▶ Your goal
Pull out every line with the word "Output".

--- Start of Supplied records ---

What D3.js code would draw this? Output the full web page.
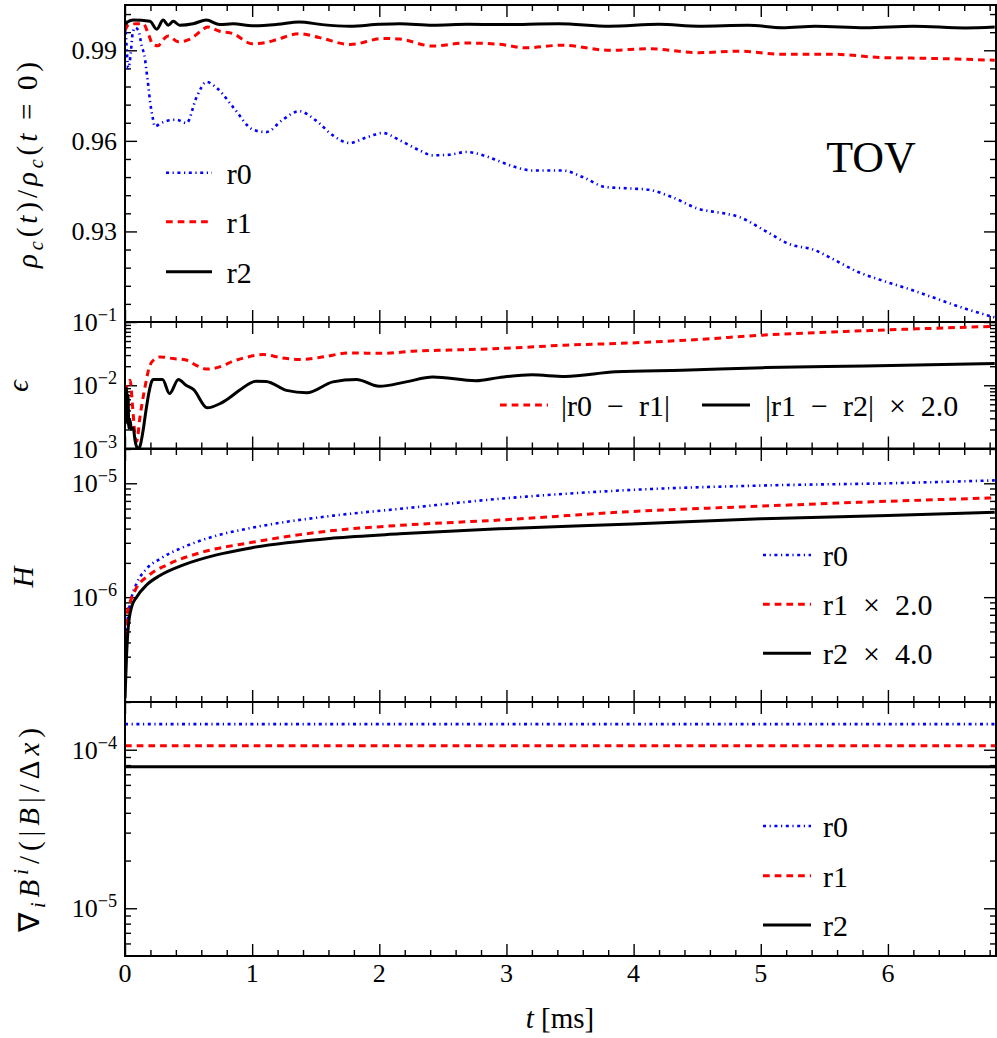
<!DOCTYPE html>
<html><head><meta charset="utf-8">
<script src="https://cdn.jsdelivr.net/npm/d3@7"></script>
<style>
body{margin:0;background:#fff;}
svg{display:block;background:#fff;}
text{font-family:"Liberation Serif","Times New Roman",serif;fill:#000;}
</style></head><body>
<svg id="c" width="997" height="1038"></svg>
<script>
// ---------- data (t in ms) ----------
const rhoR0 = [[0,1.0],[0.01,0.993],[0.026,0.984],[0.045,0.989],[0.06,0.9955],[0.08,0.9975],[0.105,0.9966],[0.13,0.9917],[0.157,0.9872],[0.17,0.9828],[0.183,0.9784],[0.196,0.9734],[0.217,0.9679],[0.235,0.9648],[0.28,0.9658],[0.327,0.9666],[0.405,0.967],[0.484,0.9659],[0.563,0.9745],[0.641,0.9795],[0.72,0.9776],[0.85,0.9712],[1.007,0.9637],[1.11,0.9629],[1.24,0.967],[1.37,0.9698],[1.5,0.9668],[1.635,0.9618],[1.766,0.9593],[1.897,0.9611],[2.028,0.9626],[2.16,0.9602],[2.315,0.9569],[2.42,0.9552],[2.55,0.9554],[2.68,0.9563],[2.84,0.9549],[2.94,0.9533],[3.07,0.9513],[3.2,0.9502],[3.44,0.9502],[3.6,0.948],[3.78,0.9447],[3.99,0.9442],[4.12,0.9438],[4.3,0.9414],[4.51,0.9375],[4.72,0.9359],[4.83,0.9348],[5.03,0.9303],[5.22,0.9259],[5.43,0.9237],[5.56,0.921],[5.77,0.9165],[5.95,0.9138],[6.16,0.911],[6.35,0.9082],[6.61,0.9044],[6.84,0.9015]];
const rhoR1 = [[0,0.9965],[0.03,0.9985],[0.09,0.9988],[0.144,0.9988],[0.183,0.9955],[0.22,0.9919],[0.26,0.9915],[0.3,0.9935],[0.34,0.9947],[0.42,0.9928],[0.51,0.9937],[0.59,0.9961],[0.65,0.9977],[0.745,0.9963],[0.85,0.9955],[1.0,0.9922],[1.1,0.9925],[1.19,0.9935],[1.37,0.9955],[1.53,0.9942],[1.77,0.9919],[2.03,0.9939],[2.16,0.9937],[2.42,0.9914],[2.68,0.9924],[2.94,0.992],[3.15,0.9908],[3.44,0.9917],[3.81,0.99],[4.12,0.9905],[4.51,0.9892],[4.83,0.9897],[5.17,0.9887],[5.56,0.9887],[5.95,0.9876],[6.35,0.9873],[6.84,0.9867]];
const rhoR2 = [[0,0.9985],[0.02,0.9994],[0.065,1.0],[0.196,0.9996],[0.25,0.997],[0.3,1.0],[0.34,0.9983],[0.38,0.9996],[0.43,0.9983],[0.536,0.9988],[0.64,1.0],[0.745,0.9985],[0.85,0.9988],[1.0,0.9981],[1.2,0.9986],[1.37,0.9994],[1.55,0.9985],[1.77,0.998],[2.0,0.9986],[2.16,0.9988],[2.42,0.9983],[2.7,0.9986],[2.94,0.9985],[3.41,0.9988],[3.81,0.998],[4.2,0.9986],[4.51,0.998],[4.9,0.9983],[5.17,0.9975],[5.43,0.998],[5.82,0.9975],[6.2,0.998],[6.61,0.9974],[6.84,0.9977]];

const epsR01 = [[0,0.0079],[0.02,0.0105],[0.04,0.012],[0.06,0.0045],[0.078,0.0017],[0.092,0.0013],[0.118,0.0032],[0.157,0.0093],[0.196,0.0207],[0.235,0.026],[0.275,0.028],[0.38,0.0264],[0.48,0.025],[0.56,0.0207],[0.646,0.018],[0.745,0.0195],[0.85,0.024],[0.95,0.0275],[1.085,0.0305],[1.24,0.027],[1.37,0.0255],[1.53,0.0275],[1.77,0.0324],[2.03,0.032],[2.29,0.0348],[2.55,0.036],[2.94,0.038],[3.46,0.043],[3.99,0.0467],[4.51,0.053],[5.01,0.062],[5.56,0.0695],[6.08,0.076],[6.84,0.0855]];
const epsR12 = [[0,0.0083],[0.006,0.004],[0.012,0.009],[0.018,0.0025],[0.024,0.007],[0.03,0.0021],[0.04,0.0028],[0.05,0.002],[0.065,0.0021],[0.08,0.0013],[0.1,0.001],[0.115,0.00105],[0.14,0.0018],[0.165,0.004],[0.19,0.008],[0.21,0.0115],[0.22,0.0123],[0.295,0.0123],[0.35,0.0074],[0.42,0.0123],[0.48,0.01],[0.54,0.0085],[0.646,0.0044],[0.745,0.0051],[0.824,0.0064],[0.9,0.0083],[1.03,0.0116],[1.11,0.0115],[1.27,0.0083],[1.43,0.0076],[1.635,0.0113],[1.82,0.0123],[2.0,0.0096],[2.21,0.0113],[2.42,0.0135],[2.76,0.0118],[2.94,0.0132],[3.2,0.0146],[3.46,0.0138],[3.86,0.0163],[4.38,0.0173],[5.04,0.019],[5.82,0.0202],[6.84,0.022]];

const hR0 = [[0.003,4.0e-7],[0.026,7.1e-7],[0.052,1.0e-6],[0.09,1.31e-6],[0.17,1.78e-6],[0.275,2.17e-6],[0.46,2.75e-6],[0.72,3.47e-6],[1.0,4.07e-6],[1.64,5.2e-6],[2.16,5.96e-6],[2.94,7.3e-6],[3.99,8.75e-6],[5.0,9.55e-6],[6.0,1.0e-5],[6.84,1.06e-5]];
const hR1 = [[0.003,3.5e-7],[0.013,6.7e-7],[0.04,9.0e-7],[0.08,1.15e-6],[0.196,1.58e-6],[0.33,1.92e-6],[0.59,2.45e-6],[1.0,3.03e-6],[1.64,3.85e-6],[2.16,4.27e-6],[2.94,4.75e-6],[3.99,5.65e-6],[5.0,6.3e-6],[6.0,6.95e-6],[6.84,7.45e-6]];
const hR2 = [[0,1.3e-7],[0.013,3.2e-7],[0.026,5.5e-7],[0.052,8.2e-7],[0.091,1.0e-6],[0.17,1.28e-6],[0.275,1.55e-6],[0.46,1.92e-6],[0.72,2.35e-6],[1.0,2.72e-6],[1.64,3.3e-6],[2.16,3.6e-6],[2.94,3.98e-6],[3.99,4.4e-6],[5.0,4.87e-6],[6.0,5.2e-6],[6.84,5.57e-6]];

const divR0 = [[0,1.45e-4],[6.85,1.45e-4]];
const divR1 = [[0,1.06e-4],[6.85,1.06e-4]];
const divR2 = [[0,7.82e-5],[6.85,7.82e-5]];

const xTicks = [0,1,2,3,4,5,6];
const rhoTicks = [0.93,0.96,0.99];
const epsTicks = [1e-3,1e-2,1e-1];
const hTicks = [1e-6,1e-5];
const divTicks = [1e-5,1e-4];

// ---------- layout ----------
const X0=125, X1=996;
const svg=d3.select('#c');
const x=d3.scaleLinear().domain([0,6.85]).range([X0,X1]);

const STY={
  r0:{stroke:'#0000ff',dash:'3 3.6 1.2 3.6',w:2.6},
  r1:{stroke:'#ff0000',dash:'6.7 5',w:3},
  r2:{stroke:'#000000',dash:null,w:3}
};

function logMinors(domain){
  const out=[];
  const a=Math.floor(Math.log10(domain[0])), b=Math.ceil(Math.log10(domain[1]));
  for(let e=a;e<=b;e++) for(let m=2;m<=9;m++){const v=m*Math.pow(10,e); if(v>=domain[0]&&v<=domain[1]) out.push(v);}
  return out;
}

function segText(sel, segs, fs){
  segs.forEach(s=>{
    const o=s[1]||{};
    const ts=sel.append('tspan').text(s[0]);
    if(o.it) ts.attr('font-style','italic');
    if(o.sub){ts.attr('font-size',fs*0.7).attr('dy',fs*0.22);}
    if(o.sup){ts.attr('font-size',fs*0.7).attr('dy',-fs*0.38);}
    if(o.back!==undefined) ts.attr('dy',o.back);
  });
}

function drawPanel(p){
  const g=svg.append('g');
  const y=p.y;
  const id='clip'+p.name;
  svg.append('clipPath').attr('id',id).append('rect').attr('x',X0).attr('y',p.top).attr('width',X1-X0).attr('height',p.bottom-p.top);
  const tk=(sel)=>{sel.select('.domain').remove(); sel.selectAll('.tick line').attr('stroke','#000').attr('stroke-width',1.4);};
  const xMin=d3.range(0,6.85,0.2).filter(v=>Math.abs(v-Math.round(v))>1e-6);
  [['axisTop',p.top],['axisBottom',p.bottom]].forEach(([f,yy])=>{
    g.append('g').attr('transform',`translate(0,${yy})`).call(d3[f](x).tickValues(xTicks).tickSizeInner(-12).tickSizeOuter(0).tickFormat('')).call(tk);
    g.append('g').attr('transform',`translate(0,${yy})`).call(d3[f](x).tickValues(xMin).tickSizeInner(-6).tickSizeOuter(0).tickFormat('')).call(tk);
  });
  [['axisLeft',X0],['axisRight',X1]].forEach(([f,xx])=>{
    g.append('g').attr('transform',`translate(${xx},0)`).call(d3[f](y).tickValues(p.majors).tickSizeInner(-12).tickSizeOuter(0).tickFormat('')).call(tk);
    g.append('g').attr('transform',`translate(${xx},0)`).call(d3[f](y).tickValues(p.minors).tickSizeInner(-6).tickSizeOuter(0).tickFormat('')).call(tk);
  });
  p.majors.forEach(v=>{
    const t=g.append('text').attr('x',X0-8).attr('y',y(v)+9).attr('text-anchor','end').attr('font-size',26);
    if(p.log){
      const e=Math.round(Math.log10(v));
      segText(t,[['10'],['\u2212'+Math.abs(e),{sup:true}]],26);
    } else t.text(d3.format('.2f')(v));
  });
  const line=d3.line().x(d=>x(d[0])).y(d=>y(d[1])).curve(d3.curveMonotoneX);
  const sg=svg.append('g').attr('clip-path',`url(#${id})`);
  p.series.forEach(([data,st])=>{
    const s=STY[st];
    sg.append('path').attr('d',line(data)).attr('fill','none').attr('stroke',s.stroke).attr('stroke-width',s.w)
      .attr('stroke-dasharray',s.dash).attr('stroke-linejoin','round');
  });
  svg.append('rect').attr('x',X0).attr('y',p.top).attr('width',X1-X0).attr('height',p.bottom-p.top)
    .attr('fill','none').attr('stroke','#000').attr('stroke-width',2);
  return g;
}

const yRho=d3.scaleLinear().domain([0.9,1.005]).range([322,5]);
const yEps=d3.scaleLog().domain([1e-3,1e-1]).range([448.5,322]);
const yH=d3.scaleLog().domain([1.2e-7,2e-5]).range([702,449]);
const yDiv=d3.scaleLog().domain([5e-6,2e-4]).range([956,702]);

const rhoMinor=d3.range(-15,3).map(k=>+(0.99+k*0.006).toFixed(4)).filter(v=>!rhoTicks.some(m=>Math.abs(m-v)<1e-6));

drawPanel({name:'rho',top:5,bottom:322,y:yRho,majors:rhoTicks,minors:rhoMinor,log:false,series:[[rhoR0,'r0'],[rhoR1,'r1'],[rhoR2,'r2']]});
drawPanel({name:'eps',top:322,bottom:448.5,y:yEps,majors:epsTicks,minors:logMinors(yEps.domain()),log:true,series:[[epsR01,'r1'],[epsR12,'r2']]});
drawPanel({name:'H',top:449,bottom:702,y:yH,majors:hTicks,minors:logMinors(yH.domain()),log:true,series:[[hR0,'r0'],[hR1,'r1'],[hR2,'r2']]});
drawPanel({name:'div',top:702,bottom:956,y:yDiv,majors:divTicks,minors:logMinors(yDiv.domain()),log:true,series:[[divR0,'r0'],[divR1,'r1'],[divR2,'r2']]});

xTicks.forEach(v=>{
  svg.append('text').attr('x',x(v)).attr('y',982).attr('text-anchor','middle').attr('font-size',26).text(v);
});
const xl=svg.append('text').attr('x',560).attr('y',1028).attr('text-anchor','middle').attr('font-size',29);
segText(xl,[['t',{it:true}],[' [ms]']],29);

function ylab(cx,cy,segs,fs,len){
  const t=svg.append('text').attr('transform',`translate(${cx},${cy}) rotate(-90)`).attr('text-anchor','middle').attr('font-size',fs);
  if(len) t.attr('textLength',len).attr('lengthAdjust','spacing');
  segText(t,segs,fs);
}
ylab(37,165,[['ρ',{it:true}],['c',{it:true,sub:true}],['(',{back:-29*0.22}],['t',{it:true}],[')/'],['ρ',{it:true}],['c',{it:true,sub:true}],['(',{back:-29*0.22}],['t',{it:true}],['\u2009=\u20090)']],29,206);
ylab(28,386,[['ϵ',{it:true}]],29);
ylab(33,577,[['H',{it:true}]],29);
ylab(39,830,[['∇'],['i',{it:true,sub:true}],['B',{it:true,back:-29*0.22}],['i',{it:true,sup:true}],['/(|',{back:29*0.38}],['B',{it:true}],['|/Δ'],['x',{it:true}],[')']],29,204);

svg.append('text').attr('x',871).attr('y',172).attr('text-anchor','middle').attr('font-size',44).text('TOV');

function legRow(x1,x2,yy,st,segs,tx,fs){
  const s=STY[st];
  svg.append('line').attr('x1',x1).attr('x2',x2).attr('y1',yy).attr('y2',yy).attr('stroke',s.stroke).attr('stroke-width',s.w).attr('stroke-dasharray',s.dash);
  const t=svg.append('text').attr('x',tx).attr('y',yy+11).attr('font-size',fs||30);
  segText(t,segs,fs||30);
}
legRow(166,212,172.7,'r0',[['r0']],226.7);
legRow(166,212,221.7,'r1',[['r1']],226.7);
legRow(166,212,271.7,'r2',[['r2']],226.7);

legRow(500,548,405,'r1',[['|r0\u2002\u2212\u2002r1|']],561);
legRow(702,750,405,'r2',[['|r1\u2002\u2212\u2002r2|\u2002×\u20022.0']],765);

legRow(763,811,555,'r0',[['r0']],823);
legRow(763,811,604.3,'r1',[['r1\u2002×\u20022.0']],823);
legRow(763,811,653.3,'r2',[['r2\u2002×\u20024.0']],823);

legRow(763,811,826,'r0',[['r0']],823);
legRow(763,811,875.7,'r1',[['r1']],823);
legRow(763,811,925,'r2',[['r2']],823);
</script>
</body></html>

--- End of Supplied records ---
--- Start of Supplied records ---

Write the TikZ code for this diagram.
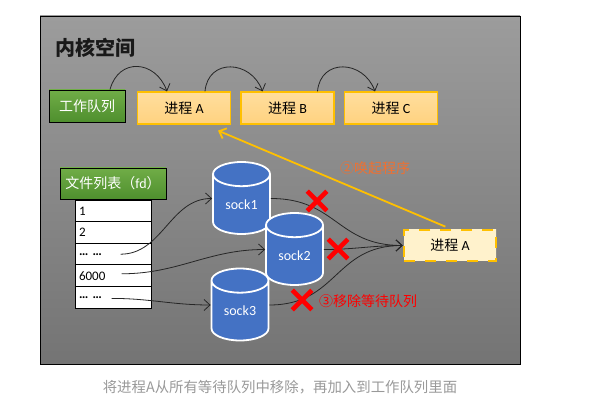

--- End of Supplied records ---
--- Start of Supplied records ---

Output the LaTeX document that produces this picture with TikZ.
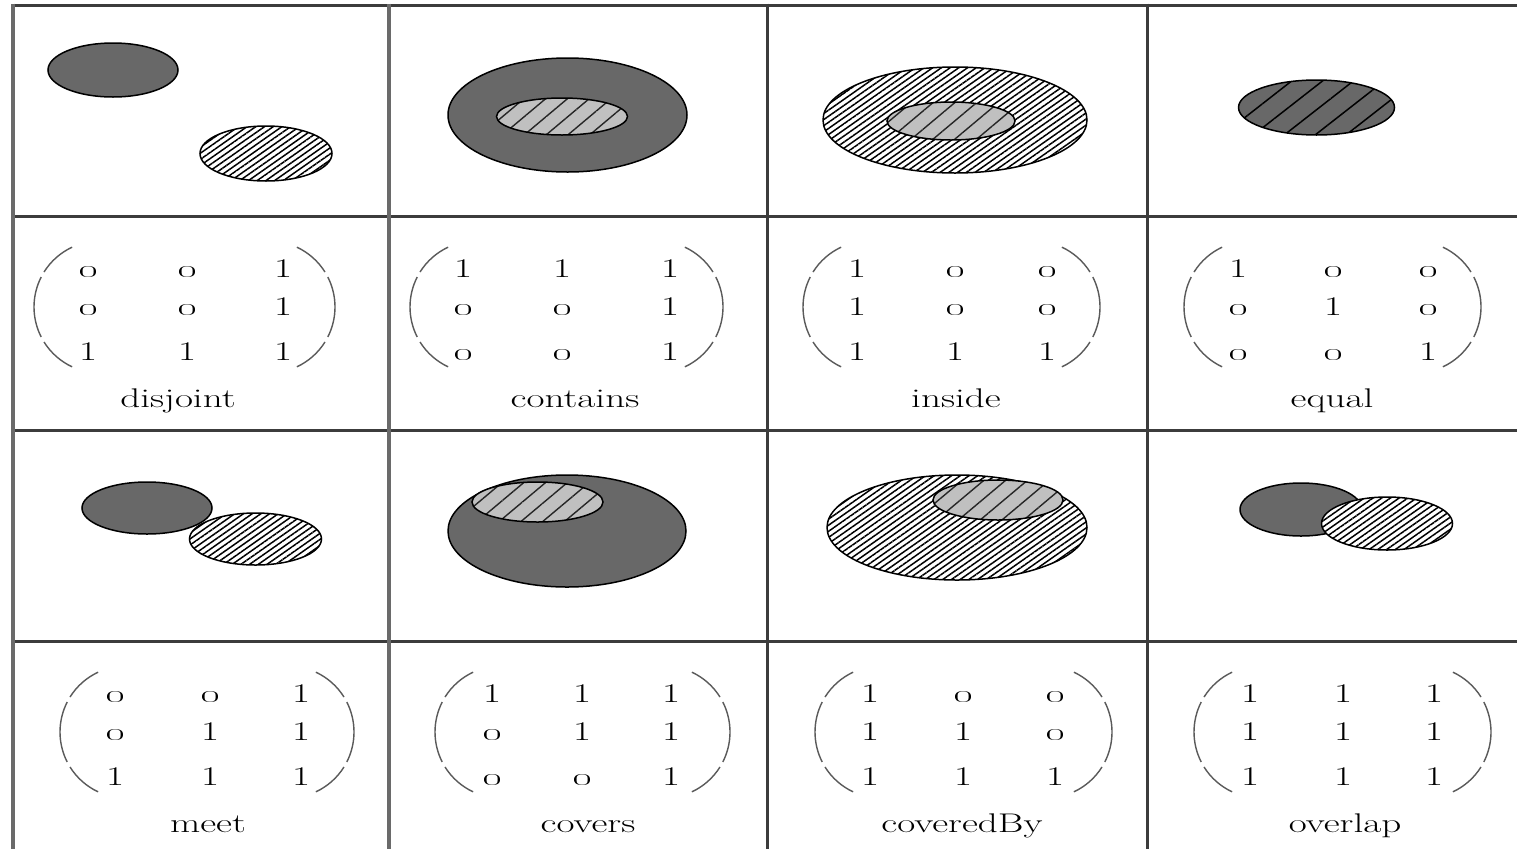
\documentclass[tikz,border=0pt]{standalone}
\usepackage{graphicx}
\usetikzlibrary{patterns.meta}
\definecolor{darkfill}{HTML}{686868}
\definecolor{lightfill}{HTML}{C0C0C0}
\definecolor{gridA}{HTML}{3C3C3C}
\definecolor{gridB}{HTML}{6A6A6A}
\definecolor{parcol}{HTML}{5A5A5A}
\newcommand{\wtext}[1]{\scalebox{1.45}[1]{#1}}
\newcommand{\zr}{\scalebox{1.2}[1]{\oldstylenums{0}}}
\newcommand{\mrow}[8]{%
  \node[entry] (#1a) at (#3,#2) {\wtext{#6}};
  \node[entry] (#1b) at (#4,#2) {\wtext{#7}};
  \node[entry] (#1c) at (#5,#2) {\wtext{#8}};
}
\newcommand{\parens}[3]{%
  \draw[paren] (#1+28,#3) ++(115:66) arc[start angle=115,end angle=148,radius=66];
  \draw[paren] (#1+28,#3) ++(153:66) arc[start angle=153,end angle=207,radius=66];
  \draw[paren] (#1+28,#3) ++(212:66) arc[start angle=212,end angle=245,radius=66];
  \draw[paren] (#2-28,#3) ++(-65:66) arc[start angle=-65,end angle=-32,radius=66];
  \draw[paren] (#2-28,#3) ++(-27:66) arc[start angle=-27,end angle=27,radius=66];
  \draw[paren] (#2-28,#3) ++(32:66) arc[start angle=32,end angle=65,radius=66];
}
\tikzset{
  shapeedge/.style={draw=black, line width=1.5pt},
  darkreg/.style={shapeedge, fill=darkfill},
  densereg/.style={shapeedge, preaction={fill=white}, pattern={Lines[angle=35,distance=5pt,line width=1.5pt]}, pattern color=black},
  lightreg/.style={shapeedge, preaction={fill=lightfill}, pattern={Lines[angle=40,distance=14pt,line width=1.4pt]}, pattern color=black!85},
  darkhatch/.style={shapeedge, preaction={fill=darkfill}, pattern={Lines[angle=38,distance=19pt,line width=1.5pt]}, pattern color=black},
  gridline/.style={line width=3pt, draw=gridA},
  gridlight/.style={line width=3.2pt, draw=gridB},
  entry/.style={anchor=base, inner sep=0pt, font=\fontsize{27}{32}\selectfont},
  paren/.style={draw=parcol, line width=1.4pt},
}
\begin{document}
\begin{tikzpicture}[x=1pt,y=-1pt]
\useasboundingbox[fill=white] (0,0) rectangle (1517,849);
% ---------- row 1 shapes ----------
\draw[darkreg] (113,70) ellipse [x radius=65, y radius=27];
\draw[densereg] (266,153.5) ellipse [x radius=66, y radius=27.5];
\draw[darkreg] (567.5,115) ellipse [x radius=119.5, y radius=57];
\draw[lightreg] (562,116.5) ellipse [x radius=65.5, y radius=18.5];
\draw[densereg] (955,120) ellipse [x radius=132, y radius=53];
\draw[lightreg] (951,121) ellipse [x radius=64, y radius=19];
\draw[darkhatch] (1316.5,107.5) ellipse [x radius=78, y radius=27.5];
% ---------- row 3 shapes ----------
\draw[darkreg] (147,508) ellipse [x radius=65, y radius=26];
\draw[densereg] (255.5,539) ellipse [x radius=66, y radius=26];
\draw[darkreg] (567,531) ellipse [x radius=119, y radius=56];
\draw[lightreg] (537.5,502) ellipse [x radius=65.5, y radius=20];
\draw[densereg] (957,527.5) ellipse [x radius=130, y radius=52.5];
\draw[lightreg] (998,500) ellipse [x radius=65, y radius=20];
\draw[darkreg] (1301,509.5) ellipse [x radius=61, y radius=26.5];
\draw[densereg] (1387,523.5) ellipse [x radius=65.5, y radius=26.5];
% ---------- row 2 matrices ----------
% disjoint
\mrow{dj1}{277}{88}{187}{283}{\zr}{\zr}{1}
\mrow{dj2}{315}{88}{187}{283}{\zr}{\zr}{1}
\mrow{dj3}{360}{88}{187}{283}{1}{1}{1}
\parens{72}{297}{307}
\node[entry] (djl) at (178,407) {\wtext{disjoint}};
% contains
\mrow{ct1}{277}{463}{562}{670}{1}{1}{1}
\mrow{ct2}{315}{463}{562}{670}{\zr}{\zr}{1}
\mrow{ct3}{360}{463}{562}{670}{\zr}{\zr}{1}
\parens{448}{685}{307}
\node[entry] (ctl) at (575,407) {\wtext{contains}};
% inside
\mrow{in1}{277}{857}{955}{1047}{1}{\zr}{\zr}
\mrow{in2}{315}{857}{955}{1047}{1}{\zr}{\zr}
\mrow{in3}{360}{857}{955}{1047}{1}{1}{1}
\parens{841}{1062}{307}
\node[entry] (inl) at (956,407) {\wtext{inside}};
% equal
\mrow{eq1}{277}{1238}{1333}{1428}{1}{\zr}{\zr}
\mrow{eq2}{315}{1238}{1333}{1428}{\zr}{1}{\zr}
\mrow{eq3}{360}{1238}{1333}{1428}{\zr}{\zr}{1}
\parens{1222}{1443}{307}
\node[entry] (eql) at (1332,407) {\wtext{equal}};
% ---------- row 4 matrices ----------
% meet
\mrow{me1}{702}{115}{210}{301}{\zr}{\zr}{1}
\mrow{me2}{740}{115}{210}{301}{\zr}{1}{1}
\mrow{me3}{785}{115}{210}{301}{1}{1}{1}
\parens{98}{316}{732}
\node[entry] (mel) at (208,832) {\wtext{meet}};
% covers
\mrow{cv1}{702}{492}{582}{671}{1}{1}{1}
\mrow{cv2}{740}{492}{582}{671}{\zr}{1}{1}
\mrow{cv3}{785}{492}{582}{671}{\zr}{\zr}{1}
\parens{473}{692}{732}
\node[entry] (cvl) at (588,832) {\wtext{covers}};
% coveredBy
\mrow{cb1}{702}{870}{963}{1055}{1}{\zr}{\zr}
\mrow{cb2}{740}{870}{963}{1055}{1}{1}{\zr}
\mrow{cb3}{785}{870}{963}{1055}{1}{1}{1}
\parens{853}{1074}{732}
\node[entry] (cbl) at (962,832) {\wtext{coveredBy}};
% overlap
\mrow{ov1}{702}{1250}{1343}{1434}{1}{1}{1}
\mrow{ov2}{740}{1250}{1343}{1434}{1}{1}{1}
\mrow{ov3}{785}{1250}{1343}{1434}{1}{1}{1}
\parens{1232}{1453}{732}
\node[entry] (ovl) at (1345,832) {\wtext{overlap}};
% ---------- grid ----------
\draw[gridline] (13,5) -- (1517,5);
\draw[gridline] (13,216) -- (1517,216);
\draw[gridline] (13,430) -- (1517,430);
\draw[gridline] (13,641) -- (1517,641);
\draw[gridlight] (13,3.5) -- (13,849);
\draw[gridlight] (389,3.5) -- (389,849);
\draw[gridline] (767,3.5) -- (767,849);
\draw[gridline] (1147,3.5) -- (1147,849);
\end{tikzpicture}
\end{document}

--- End of Supplied records ---

▶ The reply
What D3.js code would draw this? Output the full web page.
Output the LaTeX document that produces this picture with TikZ.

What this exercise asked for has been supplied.